→ **Data provided**
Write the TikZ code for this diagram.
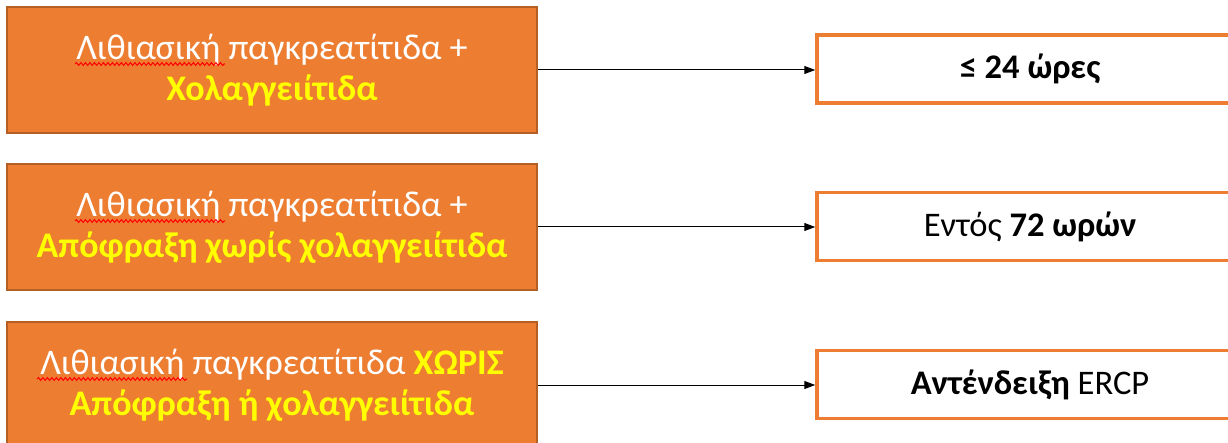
\documentclass[tikz,border=0pt]{standalone}
\usepackage{fontspec}
\setmainfont{Carlito}
\usetikzlibrary{arrows.meta,decorations.pathmorphing}
\definecolor{accent}{HTML}{ED7D31}
\definecolor{accentdark}{HTML}{B45F24}
\definecolor{hiyellow}{HTML}{FFFF00}
\begin{document}
\begin{tikzpicture}[x=1pt,y=-1pt,
  leftbox/.style={draw=accentdark,line width=1.5pt,fill=accent,minimum width=530pt,minimum height=126pt,
    text=white,align=center,inner sep=0pt,font=\fontsize{36}{41}\selectfont},
  rightbox/.style={draw=accent,line width=3.5pt,fill=white,minimum width=426pt,minimum height=68pt,
    text=black,align=center,inner sep=0pt,font=\fontsize{34.5}{40}\selectfont},
  link/.style={draw=black,line width=1pt,-{Triangle[length=11pt,width=8pt]}},
  spell/.style={draw=red,line width=1pt,decorate,decoration={snake,amplitude=1.4pt,segment length=4.5pt}}
]
\useasboundingbox (0,0) rectangle (1228,443);
\node[leftbox] (l1) at (272,70) {Λιθιασική παγκρεατίτιδα +\\\textcolor{hiyellow}{\bfseries Χολαγγειίτιδα}};
\node[leftbox] (l2) at (272,227) {Λιθιασική παγκρεατίτιδα +\\\textcolor{hiyellow}{\bfseries Απόφραξη χωρίς χολαγγειίτιδα}};
\node[leftbox] (l3) at (272,385) {Λιθιασική παγκρεατίτιδα \textcolor{hiyellow}{\bfseries ΧΩΡΙΣ}\\\textcolor{hiyellow}{\bfseries Απόφραξη ή χολαγγειίτιδα}};
\node[rightbox] (r1) at (1030,69) {\bfseries ≤ 24 ώρες};
\node[rightbox] (r2) at (1030,226.5) {Εντός \textbf{72 ωρών}};
\node[rightbox] (r3) at (1030,384.5) {\textbf{Αντένδειξη} ERCP};
\draw[link] (l1.east) -- (l1.east -| r1.west);
\draw[link] (l2.east) -- (l2.east -| r2.west);
\draw[link] (l3.east) -- (l3.east -| r3.west);
\coordinate (s1a) at (75,64); \coordinate (s1b) at (225,64);
\coordinate (s2a) at (75,221); \coordinate (s2b) at (225,221);
\coordinate (s3a) at (37,379); \coordinate (s3b) at (187,379);
\draw[spell] (s1a) -- (s1b);
\draw[spell] (s2a) -- (s2b);
\draw[spell] (s3a) -- (s3b);
\end{tikzpicture}
\end{document}
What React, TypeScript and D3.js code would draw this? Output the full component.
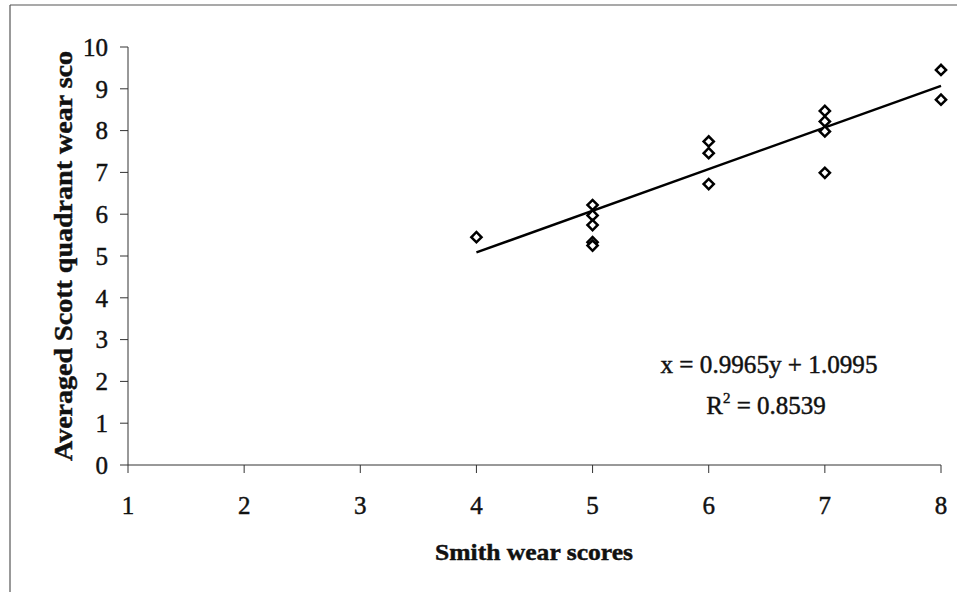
import React from "react";
import * as d3 from "d3";

// Smith wear score (x) vs averaged Scott quadrant score (y)
const smithScores = [4, 5, 5, 5, 5, 5, 6, 6, 6, 7, 7, 7, 7, 8, 8];
const scottScores = [5.45, 6.22, 5.97, 5.74, 5.33, 5.25, 7.74, 7.46, 6.72, 8.47, 8.22, 7.98, 6.99, 9.45, 8.74];

const xTicks = [1, 2, 3, 4, 5, 6, 7, 8];
const yTicks = [0, 1, 2, 3, 4, 5, 6, 7, 8, 9, 10];

const trendSlope = 0.9965;
const trendIntercept = 1.0995;
const trendRange = [4, 8];
const rSquared = "0.8539";

const W = 957;
const H = 592;
const serif = "'Liberation Serif', 'Times New Roman', serif";

const App = () => {
  const x = d3.scaleLinear().domain([1, 8]).range([128, 941]);
  const y = d3.scaleLinear().domain([0, 10]).range([465, 47]);

  const points = smithScores.map((s, i) => ({ s, v: scottScores[i] }));
  const marker = d3.symbol().type(d3.symbolSquare).size(52)();

  const trend = d3
    .line<number>()
    .x((d) => x(d))
    .y((d) => y(trendSlope * d + trendIntercept));

  const axisColor = "#333";
  // the scan makes every glyph a little heavier
  const ink = { fill: "#111", stroke: "#111", strokeWidth: 0.45 };

  return (
    <svg
      width={W}
      height={H}
      style={{ position: "absolute", left: 0, top: 0, background: "#fff" }}
      fontFamily={serif}
    >
      {/* scanned frame */}
      <line x1={10} y1={5} x2={W} y2={5} stroke="#555" strokeWidth={1.2} />
      <line x1={10} y1={5} x2={10} y2={H} stroke="#555" strokeWidth={1.2} />

      {/* y axis */}
      <line x1={x(1)} y1={y(0)} x2={x(1)} y2={y(10)} stroke={axisColor} />
      {yTicks.map((t) => (
        <g key={"y" + t}>
          <line x1={x(1) - 8} x2={x(1)} y1={y(t)} y2={y(t)} stroke={axisColor} />
          <text x={x(1) - 20} y={y(t)} dy="0.35em" textAnchor="end" fontSize={25} {...ink}>
            {t}
          </text>
        </g>
      ))}

      {/* x axis */}
      <line x1={x(1)} y1={y(0)} x2={x(8)} y2={y(0)} stroke={axisColor} />
      {xTicks.map((t) => (
        <g key={"x" + t}>
          <line x1={x(t)} x2={x(t)} y1={y(0)} y2={y(0) + 8} stroke={axisColor} />
          <text x={x(t)} y={514} textAnchor="middle" fontSize={25} {...ink}>
            {t}
          </text>
        </g>
      ))}

      {/* axis titles */}
      <text
        x={534}
        y={560}
        textAnchor="middle"
        fontSize={24}
        fontWeight="bold"
        textLength={198}
        lengthAdjust="spacingAndGlyphs"
        {...ink}
      >
        Smith wear scores
      </text>
      <text
        transform="translate(72, 256) rotate(-90)"
        textAnchor="middle"
        fontSize={25}
        fontWeight="bold"
        textLength={410}
        lengthAdjust="spacingAndGlyphs"
        {...ink}
      >
        Averaged Scott quadrant wear sco
      </text>

      {/* trend line */}
      <path d={trend(trendRange) || ""} fill="none" stroke="#000" strokeWidth={2.4} />

      {/* points */}
      {points.map((p, i) => (
        <path
          key={i}
          d={marker}
          transform={`translate(${x(p.s)}, ${y(p.v)}) rotate(45)`}
          fill="#fff"
          stroke="#000"
          strokeWidth={2.5}
        />
      ))}

      {/* regression label */}
      <text
        x={769}
        y={373}
        textAnchor="middle"
        fontSize={25}
        textLength={217}
        lengthAdjust="spacingAndGlyphs"
        {...ink}
      >
        {`x = ${trendSlope}y + ${trendIntercept}`}
      </text>
      <text x={766} y={414} textAnchor="middle" fontSize={25} {...ink}>
        R
        <tspan dy={-11} fontSize={15}>
          2
        </tspan>
        <tspan dy={11}>{` = ${rSquared}`}</tspan>
      </text>
    </svg>
  );
};

export default App;
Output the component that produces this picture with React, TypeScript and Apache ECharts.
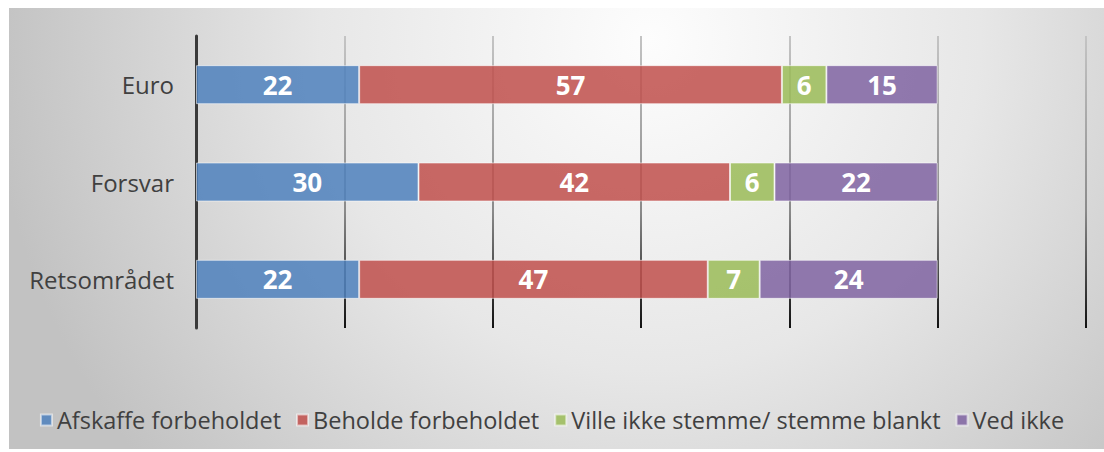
import React, { useEffect, useRef } from "react";
import * as echarts from "echarts";

const categories = ["Euro", "Forsvar", "Retsområdet"];
const seriesNames = [
  "Afskaffe forbeholdet",
  "Beholde forbeholdet",
  "Ville ikke stemme/ stemme blankt",
  "Ved ikke",
];
const afskaffe = [22, 30, 22];
const beholde = [57, 42, 47];
const villeIkke = [6, 6, 7];
const vedIkke = [15, 22, 24];
const seriesValues = [afskaffe, beholde, villeIkke, vedIkke];
const seriesColors = [
  "rgba(79,129,189,0.86)",
  "rgba(192,80,77,0.86)",
  "rgba(155,187,89,0.86)",
  "rgba(128,100,162,0.86)",
];
const axisMin = 0;
const axisMax = 120;
const axisStep = 20;

const W = 1104;
const H = 452;
const GRID_TOP = 36;
const GRID_BOTTOM_Y = 328;

export default function App() {
  const ref = useRef<HTMLDivElement>(null);
  useEffect(() => {
    if (!ref.current) return;
    const chart = echarts.init(ref.current, undefined, { renderer: "svg" });
    const fontFamily = "'Open Sans', 'DejaVu Sans', sans-serif";
    chart.setOption({
      animation: false,
      backgroundColor: "#ffffff",
      textStyle: { fontFamily },
      graphic: [
        {
          type: "rect",
          z: -10,
          silent: true,
          shape: { x: 9, y: 8, width: W - 9, height: 441 },
          style: {
            fill: new echarts.graphic.RadialGradient(
              650,
              40,
              660,
              [
                { offset: 0, color: "#fdfdfd" },
                { offset: 0.5, color: "#e7e7e7" },
                { offset: 1, color: "#c2c2c2" },
              ],
              true
            ),
          },
        },
      ],
      grid: {
        left: 196,
        right: 18,
        top: GRID_TOP,
        bottom: H - GRID_BOTTOM_Y,
        containLabel: false,
      },
      legend: {
        top: 403,
        left: "center",
        icon: "rect",
        itemWidth: 11,
        itemHeight: 11,
        itemGap: 15,
        textStyle: { fontSize: 23.5, color: "#404040", fontFamily },
        data: seriesNames,
      },
      xAxis: {
        type: "value",
        min: axisMin,
        max: axisMax,
        interval: axisStep,
        axisLabel: { show: false },
        axisLine: { show: false },
        axisTick: { show: false },
        splitLine: {
          show: true,
          lineStyle: {
            width: 2,
            color: new echarts.graphic.LinearGradient(
              0,
              GRID_TOP,
              0,
              GRID_BOTTOM_Y,
              [
                { offset: 0, color: "#c4c4c4" },
                { offset: 0.6, color: "#8a8a8a" },
                { offset: 1, color: "#111111" },
              ],
              true
            ),
          },
        },
      },
      yAxis: {
        type: "category",
        inverse: true,
        data: categories,
        axisTick: { show: false },
        axisLine: { show: true, lineStyle: { color: "#3a3a3a", width: 3 } },
        axisLabel: { fontSize: 24, color: "#404040", margin: 22, fontFamily },
      },
      series: seriesNames.map((name, i) => ({
        name,
        type: "bar",
        stack: "total",
        barWidth: 39,
        data: seriesValues[i],
        itemStyle: {
          color: seriesColors[i],
          borderColor: "rgba(255,255,255,0.55)",
          borderWidth: 1,
        },
        label: {
          show: true,
          position: "inside",
          color: "#ffffff",
          fontSize: 26,
          fontWeight: "bold",
          fontFamily,
        },
      })),
    });
    return () => chart.dispose();
  }, []);
  return (
    <div
      ref={ref}
      style={{ position: "fixed", left: 0, top: 0, width: W, height: H }}
    />
  );
}
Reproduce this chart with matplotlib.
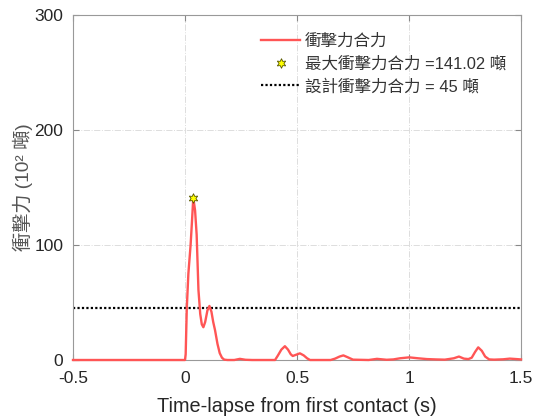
import matplotlib
matplotlib.use("Agg")
import matplotlib.pyplot as plt
import numpy as np

plt.rcParams['font.family'] = ['Liberation Sans', 'Noto Sans CJK TC', 'DejaVu Sans']

# resultant impact force (10^2 ton) vs time since first contact (s)
t = [-0.5, 0.0, 0.003, 0.008, 0.015, 0.025, 0.031, 0.037, 0.045, 0.052, 0.06,
     0.068, 0.075, 0.082, 0.09, 0.1, 0.109, 0.118, 0.126, 0.134, 0.145, 0.155,
     0.165, 0.175, 0.19, 0.22, 0.245, 0.27, 0.3, 0.402, 0.415, 0.43, 0.446,
     0.46, 0.472, 0.481, 0.495, 0.513, 0.53, 0.545, 0.558, 0.65, 0.67, 0.69,
     0.707, 0.725, 0.75, 0.82, 0.857, 0.9, 0.93, 0.96, 1.001, 1.04, 1.08,
     1.12, 1.16, 1.2, 1.223, 1.245, 1.265, 1.28, 1.295, 1.309, 1.325, 1.34,
     1.358, 1.38, 1.42, 1.45, 1.48, 1.5]
force = [0, 0, 5, 45, 75, 100, 120, 141.02, 130, 109, 61,
         40, 31, 28.5, 33, 43, 47, 42, 33, 26, 14, 6,
         2, 0.3, 0, 0, 1.0, 0.2, 0, 0, 4, 9, 12,
         9, 5, 3.5, 4.5, 5.8, 4, 1.5, 0, 0, 1.2, 3,
         4, 2.5, 0.3, 0, 1.0, 0.2, 0.5, 1.5, 2.3, 1.5, 0.8,
         0.5, 0.3, 1.5, 3, 1.2, 0.8, 2, 7, 11, 8, 3,
         0.5, 0.3, 0.6, 1.2, 0.8, 0.5]
peak_t = 0.037
peak_f = 141.02
design_f = 45

xticks = [-0.5, 0, 0.5, 1, 1.5]
xticklabels = ['-0.5', '0', '0.5', '1', '1.5']
yticks = [0, 100, 200, 300]

fig = plt.figure(figsize=(5.36, 4.18), dpi=100)
ax = fig.add_axes([73 / 536, 1 - 360 / 418, 448 / 536, 345 / 418])

ax.plot(t, force, color='#ff5555', lw=1.7, label='衝擊力合力', clip_on=False, zorder=3)
ax.plot([peak_t], [peak_f], linestyle='none', marker=(6, 1, 0), markersize=7,
        markerfacecolor='#ffff00', markeredgecolor='#555500', markeredgewidth=0.6,
        label='最大衝擊力合力 =141.02 噸', zorder=4)
ax.axhline(design_f, color='black', lw=1.6, ls=(0, (1, 1)), label='設計衝擊力合力 = 45 噸')

ax.set_xlim(-0.5, 1.5)
ax.set_ylim(0, 300)
ax.set_xticks(xticks)
ax.set_xticklabels(xticklabels)
ax.set_yticks(yticks)
ax.grid(True, color='#dddddd', ls='-.', lw=0.7)
ax.tick_params(direction='in', length=4, color='#888888', labelsize=12.5,
               labelcolor='#262626', top=True, right=True, pad=7)
ax.tick_params(axis='x', pad=8)
for s in ax.spines.values():
    s.set_color('#999999')
    s.set_linewidth(0.8)

ax.set_xlabel('Time-lapse from first contact (s)', fontsize=14.3, color='#262626', labelpad=8)
ax.set_ylabel('衝擊力 (10² 噸)', fontsize=13.8, color='#555555', labelpad=1)

leg = ax.legend(loc='upper left', bbox_to_anchor=(0.42, 0.945), frameon=False,
                fontsize=11.9, handlelength=2.35, handletextpad=0.3, labelspacing=0.42,
                borderpad=0, borderaxespad=0)
for txt in leg.get_texts():
    txt.set_color('#333333')

fig.savefig('out.png', dpi=100)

→ **Exercise**
Copy each line of the listing that contains the string "Output".

→ **Full response**
What React, TypeScript and D3.js code would draw this? Output the full component.
Output the component that produces this picture with React, TypeScript and Apache ECharts.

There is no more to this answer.